La gamelle ou la cantine ? Formes et enjeux de la restauration dans les témoignages écrits ouvriers depuis 1945 |
Résumé
Les pratiques alimentaires sur le lieu de travail occupent une place particulière dans les témoignages écrits ouvriers de type autobiographique. L’examen des comportements et des stratégies alimentaires renseigne à la fois sur les lieux et les temps de repas et de pause, sur les types de nourriture ainsi que sur les sociabilités à l’œuvre. L’atelier apparaît comme un lieu important de consommation, notamment dans les récits publiés dans l’immédiat après-guerre.

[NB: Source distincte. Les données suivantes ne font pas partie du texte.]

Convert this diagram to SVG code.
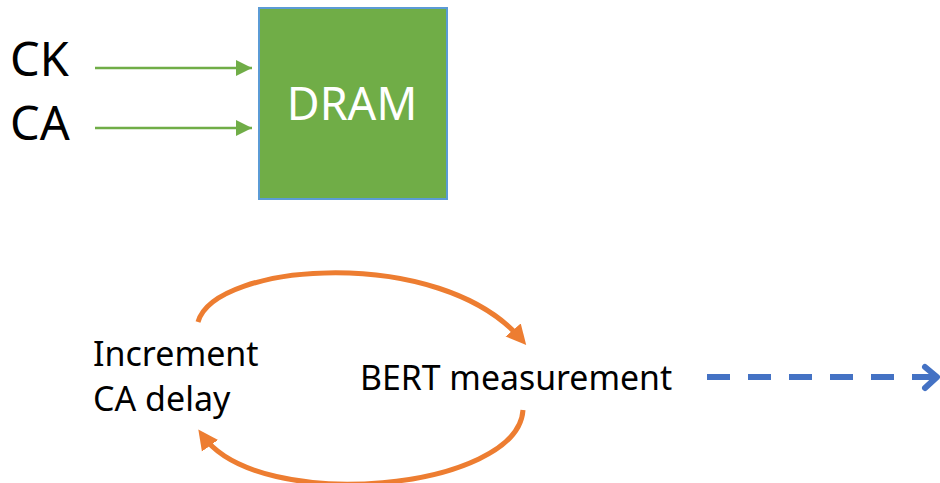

Si plusieurs témoignages révèlent des habitudes ancrées, une fidélité au repas sur le lieu du travail, répondant au besoin de recréer un espace familier, d’autres ouvriers préfèrent les espaces extérieurs à l’usine ou au chantier et « sortent du travail », dans les restaurants ouvriers, au café, mettant à distance le lieu du travail. Qu’elles soient ordinaires ou festives, les pratiques alimentaires s’inscrivent dans les rythmes quotidiens du travail et les témoignages révèlent des liens complexes entre des temps a priori différenciés, celui de la production et celui du repas. Derrière la grande variété de comportements, les témoignages laissent voir une forte socialisation de l’acte alimentaire : se mettre à table au travail demeure le plus souvent un temps partagé. En cela le repas représente une des pierres de touche des sociabilités ouvrières que traduit l’écriture.